On retrouve sans cesse cette peur de l’invasion suite à l’ouverture des frontières, cette peur peut prendre toutes les formes : humaine, alimentaire, épidémique. Et enfin, l’enjeu du destin, l’enjeu du héros face à son destin. A quoi ressemble-t-il aujourd’hui ? Est-il celui qui traverse l’Europe à pied en quête d’un absolu déguisé en utopie européenne ? Jusqu’où estil prêt à aller pour vivre dans cette Europe ? Que va-t-il perdre ? Pourra-t-il un jour rentrer au pays ?


LE MENSONGE IDENTITAIRE


Je tiens à développer ce thème du mensonge identitaire, à le mettre au coeur de ma pièce. Certains mentent sur leurs origines, ils mentent pour vivre, pour rester, pour être acceptés. L’Europe distille aujourd’hui les restes de mensonges de la seconde guerre. Chacun panse les plaies, colmate les brèches de nos identités mal menées par des années de guerres, de déportations et d’occupation.
Pour moi, l’Europe est là, avec ceux qui se retranchent dans du régionalisme à outrance, perdus dans ce terrain sans frontières, ils luttent pour garder un misérable 62 sur une plaque d’immatriculation de voiture. D’autres, à force de changer de prénom, de nom pour survivre en arrivent à vraiment oublier d’où ils viennent. Mon frère était-il mon oncle ?
Dans ce texte, pour moi le mensonge sera le ressort tendu entre tous, une bombe à retardement dont la Suisse reste un lieu de passage, située au coeur du problème, mêlée aux enjeux des réfugiés politiques.


Pourtant, je ne pense pas qu’on m’ait menti sur l’Europe. Je crois encore à l’outil de paix, à l’union des états indépendants démocratiques, à ce ciel bleu étoilé. Reste à savoir quelles sont les règles du jeu et là commence ma pièce.


SCENOGRAPHIE


L’Europe, histoire d’une utopie ? Histoire d’une tragédie ? Il est clair que le choix de l’espace dans lequel va se construire ce thème est capital. Des frontières qui s’ouvrent, qui s’emmêlent, qui se referment. Avec Serge Perret, le scénographe du spectacle, nous voulons cette fois travailler sur les volumes et la verticalité, afin de faire ressortir l’ampleur tragique et utopique du mythe européen.

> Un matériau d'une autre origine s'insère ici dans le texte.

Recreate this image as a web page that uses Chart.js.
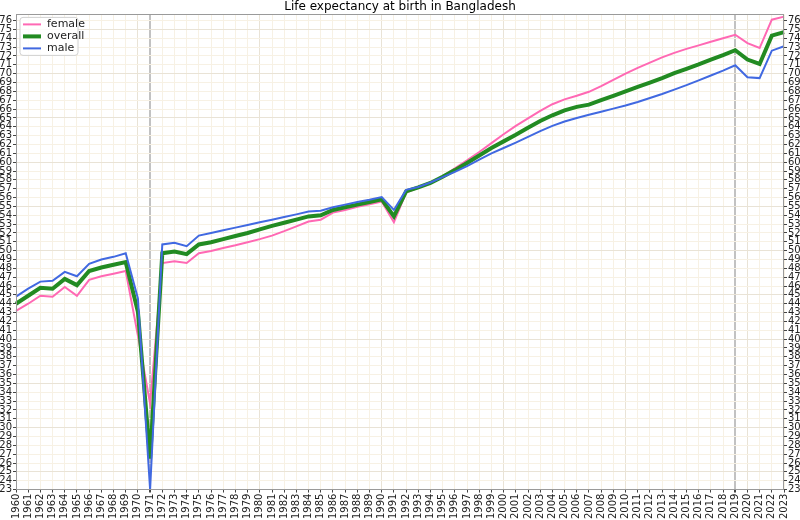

Depuis trois spectacles, nous avons établi comme processus de création, que les lumières créées par Antoine Friderici et la scénographie sont étroitement liées et doivent se construire de manière imbriquées. En effet il ne s’agit pas seulement d’arriver au final pour éclairer le décor, mais bien d’être présent depuis le point de départ de la création et de la scénographie.